>>>

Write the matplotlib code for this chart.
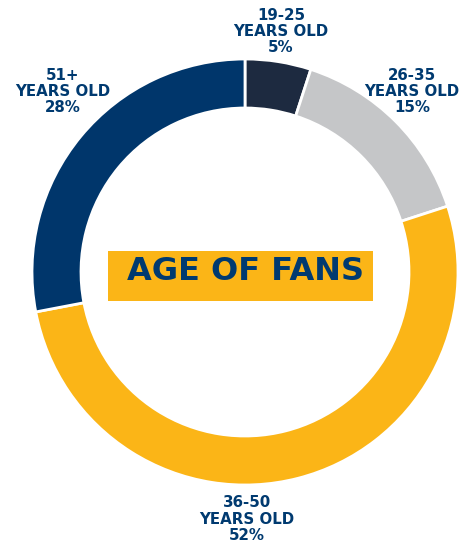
import matplotlib
matplotlib.use("Agg")
import matplotlib.pyplot as plt
from matplotlib.patches import Rectangle

# age groups, clockwise from 12 o'clock
ages = ["19-25", "26-35", "36-50", "51+"]
shares = [5, 15, 52, 28]
colors = ["#1d2a40", "#c5c6c8", "#fbb517", "#00366b"]

NAVY = "#003a70"
W, H = 464, 546

fig = plt.figure(figsize=(W / 100, H / 100), dpi=100)
ax = fig.add_axes([0, 0, 1, 1])

cx, cy, r = 245, H - 272, 213
ax.pie(shares, colors=colors, startangle=90, counterclock=False,
       center=(cx, cy), radius=r, frame=True,
       wedgeprops=dict(width=49, edgecolor="white", linewidth=2))
ax.set_xlim(0, W)
ax.set_ylim(0, H)
ax.set_aspect("equal")
ax.axis("off")

# label positions (x, top line y) in pixels from the top
label_pos = {"19-25": (281, 15), "26-35": (412, 75), "36-50": (247, 503), "51+": (63, 75)}
for age, pct in zip(ages, shares):
    x, y = label_pos[age]
    for i, line in enumerate([age, "YEARS OLD", f"{pct}%"]):
        ax.text(x, H - (y + 16 * i), line, ha="center", va="center",
                fontsize=10.8, fontweight="bold", family="DejaVu Sans", color=NAVY)

# title box in the middle of the ring
ax.add_patch(Rectangle((108, H - 301), 265, 50, facecolor="#fbb517",
                       edgecolor="none", zorder=3))
ax.text(246, H - 271, "AGE OF FANS", ha="center", va="center", zorder=4,
        fontsize=23, fontweight="bold", family="DejaVu Sans", color=NAVY)

fig.savefig("out.png", dpi=100)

<<<

[EXERCISE BRIEF] Return the listing above word for word, with the pictures removed.

[EXPECTED ANSWER]
Write the matplotlib code for this chart.
import matplotlib
matplotlib.use("Agg")
import matplotlib.pyplot as plt
from matplotlib.patches import Rectangle

# age groups, clockwise from 12 o'clock
ages = ["19-25", "26-35", "36-50", "51+"]
shares = [5, 15, 52, 28]
colors = ["#1d2a40", "#c5c6c8", "#fbb517", "#00366b"]

NAVY = "#003a70"
W, H = 464, 546

fig = plt.figure(figsize=(W / 100, H / 100), dpi=100)
ax = fig.add_axes([0, 0, 1, 1])

cx, cy, r = 245, H - 272, 213
ax.pie(shares, colors=colors, startangle=90, counterclock=False,
       center=(cx, cy), radius=r, frame=True,
       wedgeprops=dict(width=49, edgecolor="white", linewidth=2))
ax.set_xlim(0, W)
ax.set_ylim(0, H)
ax.set_aspect("equal")
ax.axis("off")

# label positions (x, top line y) in pixels from the top
label_pos = {"19-25": (281, 15), "26-35": (412, 75), "36-50": (247, 503), "51+": (63, 75)}
for age, pct in zip(ages, shares):
    x, y = label_pos[age]
    for i, line in enumerate([age, "YEARS OLD", f"{pct}%"]):
        ax.text(x, H - (y + 16 * i), line, ha="center", va="center",
                fontsize=10.8, fontweight="bold", family="DejaVu Sans", color=NAVY)

# title box in the middle of the ring
ax.add_patch(Rectangle((108, H - 301), 265, 50, facecolor="#fbb517",
                       edgecolor="none", zorder=3))
ax.text(246, H - 271, "AGE OF FANS", ha="center", va="center", zorder=4,
        fontsize=23, fontweight="bold", family="DejaVu Sans", color=NAVY)

fig.savefig("out.png", dpi=100)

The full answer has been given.